begin
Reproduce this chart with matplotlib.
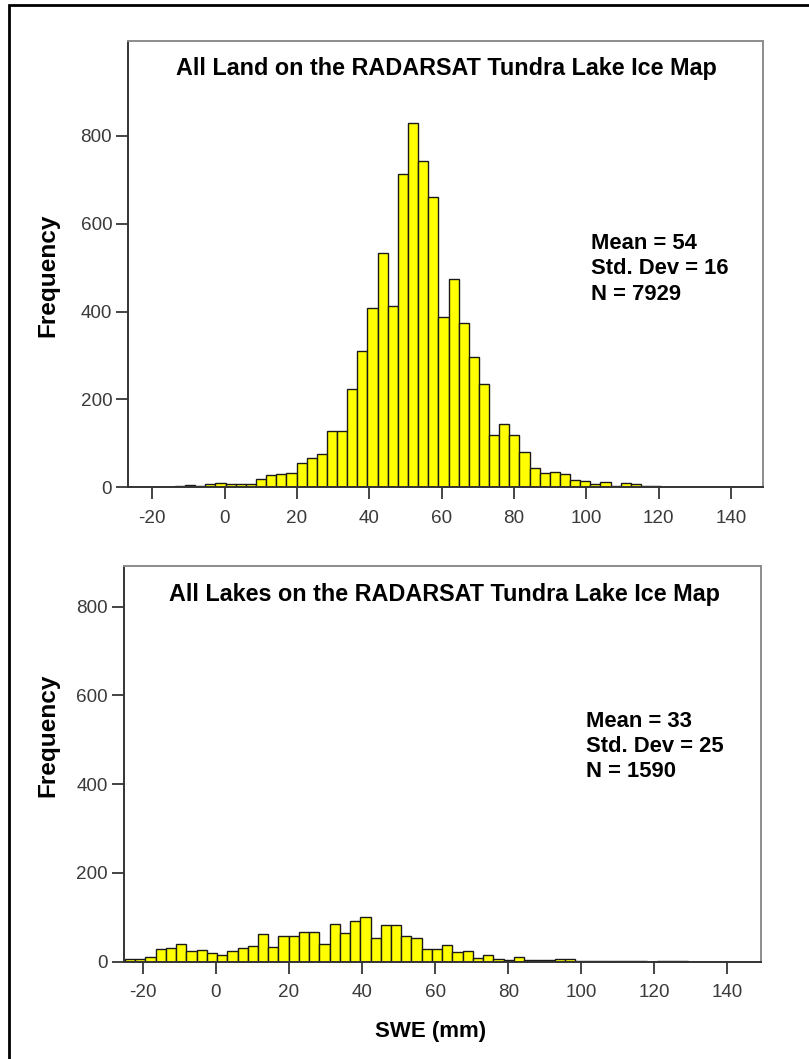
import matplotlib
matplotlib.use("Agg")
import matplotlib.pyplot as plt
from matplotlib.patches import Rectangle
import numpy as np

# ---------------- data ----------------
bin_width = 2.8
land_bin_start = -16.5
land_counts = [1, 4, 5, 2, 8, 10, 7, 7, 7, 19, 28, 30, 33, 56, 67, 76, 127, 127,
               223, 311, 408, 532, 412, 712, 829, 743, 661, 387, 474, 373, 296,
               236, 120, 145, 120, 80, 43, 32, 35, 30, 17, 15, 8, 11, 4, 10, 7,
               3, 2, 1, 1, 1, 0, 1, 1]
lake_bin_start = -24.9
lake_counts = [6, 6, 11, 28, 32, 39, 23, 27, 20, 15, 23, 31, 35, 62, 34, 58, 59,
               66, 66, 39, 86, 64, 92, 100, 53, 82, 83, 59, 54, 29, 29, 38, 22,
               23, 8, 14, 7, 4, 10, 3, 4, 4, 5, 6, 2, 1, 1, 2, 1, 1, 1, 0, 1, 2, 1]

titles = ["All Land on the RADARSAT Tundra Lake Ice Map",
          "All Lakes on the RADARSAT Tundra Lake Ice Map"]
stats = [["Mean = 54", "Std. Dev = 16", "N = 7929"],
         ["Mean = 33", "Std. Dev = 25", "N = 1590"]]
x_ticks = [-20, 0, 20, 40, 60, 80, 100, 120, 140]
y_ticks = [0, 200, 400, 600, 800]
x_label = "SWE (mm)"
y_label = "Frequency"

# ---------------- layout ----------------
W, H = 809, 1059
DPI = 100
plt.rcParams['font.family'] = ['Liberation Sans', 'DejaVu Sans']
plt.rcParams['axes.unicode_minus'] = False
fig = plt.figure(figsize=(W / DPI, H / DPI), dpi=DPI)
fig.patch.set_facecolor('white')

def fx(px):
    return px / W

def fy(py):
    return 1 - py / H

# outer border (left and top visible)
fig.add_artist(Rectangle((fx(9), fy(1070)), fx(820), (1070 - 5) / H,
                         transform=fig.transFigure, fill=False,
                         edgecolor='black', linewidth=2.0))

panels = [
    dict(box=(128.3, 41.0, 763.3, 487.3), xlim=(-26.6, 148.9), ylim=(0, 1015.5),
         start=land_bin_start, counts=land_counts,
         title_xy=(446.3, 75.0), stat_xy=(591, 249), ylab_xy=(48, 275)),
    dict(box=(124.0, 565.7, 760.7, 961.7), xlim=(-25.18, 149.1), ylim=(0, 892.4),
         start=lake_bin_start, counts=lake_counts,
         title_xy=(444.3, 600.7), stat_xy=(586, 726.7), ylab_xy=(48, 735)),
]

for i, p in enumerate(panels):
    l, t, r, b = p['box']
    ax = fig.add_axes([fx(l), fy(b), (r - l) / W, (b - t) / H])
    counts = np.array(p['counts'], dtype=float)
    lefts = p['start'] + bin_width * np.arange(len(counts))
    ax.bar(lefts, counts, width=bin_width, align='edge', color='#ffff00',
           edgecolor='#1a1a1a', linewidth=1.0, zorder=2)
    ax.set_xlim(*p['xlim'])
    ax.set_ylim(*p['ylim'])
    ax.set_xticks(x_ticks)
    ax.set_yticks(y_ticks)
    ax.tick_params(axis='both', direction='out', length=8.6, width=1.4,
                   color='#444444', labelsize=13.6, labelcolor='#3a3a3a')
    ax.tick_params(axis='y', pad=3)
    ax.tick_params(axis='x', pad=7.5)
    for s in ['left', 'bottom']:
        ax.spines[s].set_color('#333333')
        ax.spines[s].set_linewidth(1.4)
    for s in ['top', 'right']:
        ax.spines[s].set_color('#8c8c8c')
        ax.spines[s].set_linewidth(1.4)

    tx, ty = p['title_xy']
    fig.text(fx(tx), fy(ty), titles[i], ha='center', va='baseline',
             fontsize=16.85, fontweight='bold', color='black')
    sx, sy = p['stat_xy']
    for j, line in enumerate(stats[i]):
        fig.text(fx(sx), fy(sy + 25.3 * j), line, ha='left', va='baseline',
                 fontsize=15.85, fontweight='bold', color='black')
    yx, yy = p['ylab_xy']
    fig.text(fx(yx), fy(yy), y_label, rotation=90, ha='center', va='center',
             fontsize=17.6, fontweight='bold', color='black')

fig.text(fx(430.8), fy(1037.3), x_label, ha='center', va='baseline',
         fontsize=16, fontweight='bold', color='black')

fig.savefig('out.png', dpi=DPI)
end
**OBJECTIVE:** Repeat exactly and only the lines from the start of the data above through the line that holds "import numpy as np", inclusive. Pictures do not belong in the copy.

**RESPONSE TO THIS EXERCISE:**
Reproduce this chart with matplotlib.
import matplotlib
matplotlib.use("Agg")
import matplotlib.pyplot as plt
from matplotlib.patches import Rectangle
import numpy as np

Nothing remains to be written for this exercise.